## DATA SUPPLIED
>>
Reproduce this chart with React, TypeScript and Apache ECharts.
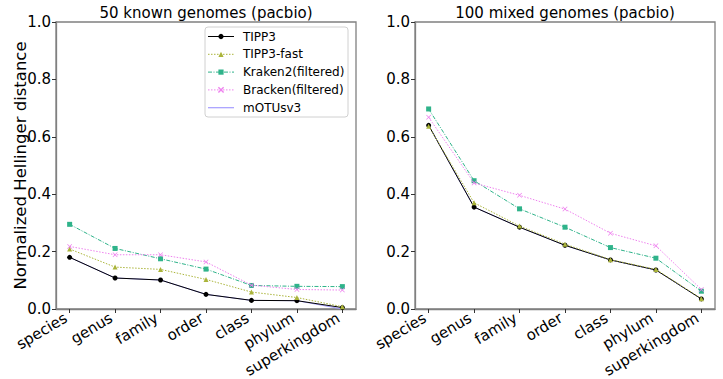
import React, { useEffect, useRef } from "react";
import * as echarts from "echarts";

const categories = ["species", "genus", "family", "order", "class", "phylum", "superkingdom"];
const titles = ["50 known genomes (pacbio)", "100 mixed genomes (pacbio)"];

const tipp3Left = [0.18, 0.108, 0.101, 0.051, 0.03, 0.029, 0.005];
const tipp3FastLeft = [0.209, 0.146, 0.138, 0.103, 0.059, 0.04, 0.008];
const krakenLeft = [0.295, 0.211, 0.175, 0.139, 0.082, 0.079, 0.078];
const brackenLeft = [0.218, 0.189, 0.189, 0.164, 0.083, 0.068, 0.066];
const motuLeft = [0.18, 0.108, 0.101, 0.051, 0.03, 0.029, 0.0];

const tipp3Right = [0.64, 0.355, 0.285, 0.222, 0.171, 0.136, 0.035];
const tipp3FastRight = [0.637, 0.37, 0.289, 0.226, 0.172, 0.138, 0.036];
const krakenRight = [0.697, 0.447, 0.349, 0.285, 0.214, 0.177, 0.062];
const brackenRight = [0.668, 0.439, 0.396, 0.348, 0.264, 0.22, 0.068];
const motuRight = [0.64, 0.355, 0.285, 0.222, 0.171, 0.136, 0.035];

const legendOrder = ["TIPP3", "TIPP3-fast", "Kraken2(filtered)", "Bracken(filtered)", "mOTUsv3"];

const FONT = "DejaVu Sans";
const X_SYMBOL = "path://M0,1L1,0L5,4L9,0L10,1L6,5L10,9L9,10L5,6L1,10L0,9L4,5Z";

const methods: any[] = [
  { name: "mOTUsv3", color: "#a49cff", type: "solid", dash: null, symbol: "none", size: 0, left: motuLeft, right: motuRight, z: 1 },
  { name: "TIPP3", color: "#000000", type: "solid", dash: null, symbol: "circle", size: 5, left: tipp3Left, right: tipp3Right, z: 2 },
  { name: "TIPP3-fast", color: "#aab43a", type: [1.5, 1.5], dash: [1.5, 1.5], symbol: "triangle", size: 5, left: tipp3FastLeft, right: tipp3FastRight, z: 3 },
  { name: "Kraken2(filtered)", color: "#2fb38a", type: [4, 1.5, 1, 1.5], dash: [4, 1.5, 1, 1.5], symbol: "rect", size: 5, left: krakenLeft, right: krakenRight, z: 4 },
  { name: "Bracken(filtered)", color: "#ee82ee", type: [1.5, 1.5], dash: [1.5, 1.5], symbol: X_SYMBOL, size: 5, left: brackenLeft, right: brackenRight, z: 5 },
];

function legendMarker(m: any, cx: number, cy: number) {
  const s = 2.6;
  if (m.symbol === "circle") return { type: "circle", shape: { cx, cy, r: s }, style: { fill: m.color }, z: 101 };
  if (m.symbol === "rect") return { type: "rect", shape: { x: cx - s, y: cy - s, width: 2 * s, height: 2 * s }, style: { fill: m.color }, z: 101 };
  if (m.symbol === "triangle")
    return { type: "polygon", shape: { points: [[cx, cy - s], [cx + s, cy + s], [cx - s, cy + s]] }, style: { fill: m.color }, z: 101 };
  if (m.symbol === X_SYMBOL)
    return {
      type: "group",
      z: 101,
      children: [
        { type: "line", shape: { x1: cx - s, y1: cy - s, x2: cx + s, y2: cy + s }, style: { stroke: m.color, lineWidth: 1.4 }, z: 101 },
        { type: "line", shape: { x1: cx - s, y1: cy + s, x2: cx + s, y2: cy - s }, style: { stroke: m.color, lineWidth: 1.4 }, z: 101 },
      ],
    };
  return null;
}

export default function App() {
  const ref = useRef<HTMLDivElement>(null);
  useEffect(() => {
    document.body.style.margin = "0";
    const chart = echarts.init(ref.current!, null, { renderer: "svg" });
    const gridLefts = [56, 415];
    const frame = { color: "#808080", width: 1.3 };
    const grids = gridLefts.map((l) => ({
      left: l,
      top: 22,
      width: 300,
      height: 287,
      show: true,
      containLabel: false,
      outerBoundsMode: "none",
      borderColor: frame.color,
      borderWidth: frame.width,
      backgroundColor: "transparent",
    }));
    const xAxes = [0, 1].map((i) => ({
      type: "value",
      gridIndex: i,
      position: "bottom",
      min: -0.3,
      max: 6.3,
      splitLine: { show: false },
      axisLine: { show: true, onZero: false, lineStyle: { color: frame.color, width: frame.width } },
      axisTick: { show: true, customValues: [0, 1, 2, 3, 4, 5, 6], length: 4, inside: false, lineStyle: { color: "#333" } },
      axisLabel: {
        customValues: [0, 1, 2, 3, 4, 5, 6],
        formatter: (v: number) => categories[Math.round(v)],
        rotate: 31,
        align: "right",
        verticalAlign: "bottom",
        margin: 14,
        fontSize: 15,
        fontFamily: FONT,
        color: "#000",
      },
    }));
    const yAxes = [0, 1].map((i) => ({
      type: "value",
      gridIndex: i,
      position: "left",
      min: 0,
      max: 1,
      interval: 0.2,
      splitLine: { show: false },
      axisLine: { show: true, onZero: false, lineStyle: { color: frame.color, width: frame.width } },
      axisTick: { show: true, length: 4, inside: false, lineStyle: { color: "#333" } },
      axisLabel: {
        formatter: (v: number) => v.toFixed(1),
        margin: 5,
        fontSize: 15,
        fontFamily: FONT,
        color: "#000",
      },
      name: i === 0 ? "Normalized Hellinger distance" : "",
      nameLocation: "middle",
      nameRotate: 90,
      nameGap: 27,
      nameMoveOverlap: false,
      nameTextStyle: { fontSize: 16.5, fontFamily: FONT, color: "#000" },
    }));
    const series: any[] = [];
    [0, 1].forEach((gi) => {
      methods.forEach((m) => {
        const vals = gi === 0 ? m.left : m.right;
        series.push({
          type: "line",
          name: m.name,
          xAxisIndex: gi,
          yAxisIndex: gi,
          data: vals.map((v: number, k: number) => [k, v]),
          symbol: m.symbol,
          symbolSize: m.size,
          showSymbol: m.symbol !== "none",
          z: m.z,
          lineStyle: { color: m.color, width: 1, type: m.type },
          itemStyle: { color: m.color, borderWidth: 0 },
        });
      });
    });

    const legendX = 205;
    const legendY = 27;
    const rowH = 17.8;
    const legendItems: any[] = [
      {
        type: "rect",
        shape: { x: legendX, y: legendY, width: 143, height: 90, r: 3 },
        style: { fill: "#fff", stroke: "#d0d0d0", lineWidth: 1 },
        z: 100,
      },
    ];
    legendOrder.forEach((name, i) => {
      const m = methods.find((mm) => mm.name === name);
      const cy = legendY + 9.5 + i * rowH;
      legendItems.push({
        type: "line",
        shape: { x1: legendX + 3, y1: cy, x2: legendX + 29, y2: cy },
        style: { stroke: m.color, lineWidth: m.name === "mOTUsv3" ? 1.2 : 1, lineDash: m.dash || undefined },
        z: 101,
      });
      const mk = legendMarker(m, legendX + 16, cy);
      if (mk) legendItems.push(mk);
      legendItems.push({
        type: "text",
        x: legendX + 38,
        y: cy,
        style: { text: name, font: `12px "${FONT}"`, fill: "#000", align: "left", verticalAlign: "middle" },
        z: 101,
      });
    });

    chart.setOption({
      animation: false,
      backgroundColor: "#fff",
      grid: grids,
      xAxis: xAxes,
      yAxis: yAxes,
      series,
      graphic: [
        ...titles.map((t, i) => ({
          type: "text",
          x: gridLefts[i] + 150,
          y: 5,
          style: { text: t, font: `15px "${FONT}"`, fill: "#000", align: "center", verticalAlign: "top" },
        })),
        ...legendItems,
      ],
    });
    return () => chart.dispose();
  }, []);
  return <div ref={ref} style={{ width: 723, height: 379 }} />;
}
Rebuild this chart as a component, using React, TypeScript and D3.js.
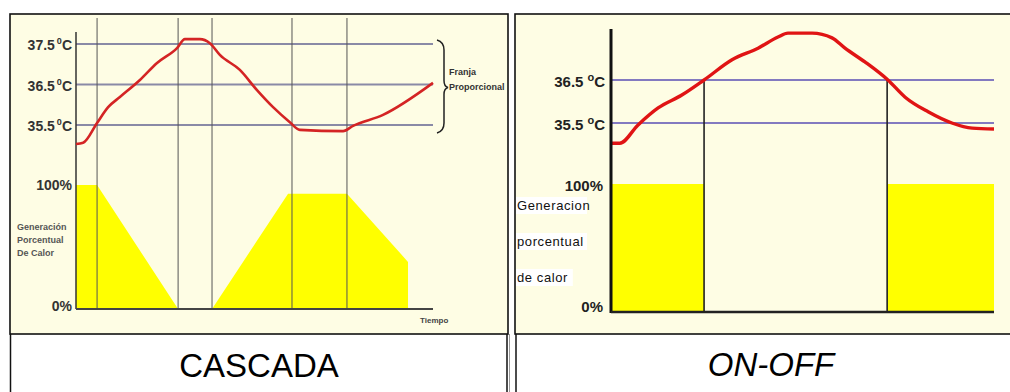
<<
## YOUR TASK
Reproduce each line holding the word "this".

## COMPLETE OUTPUT
Reproduce this chart with React, TypeScript and Apache ECharts.
Rebuild this chart as a component, using React, TypeScript and D3.js.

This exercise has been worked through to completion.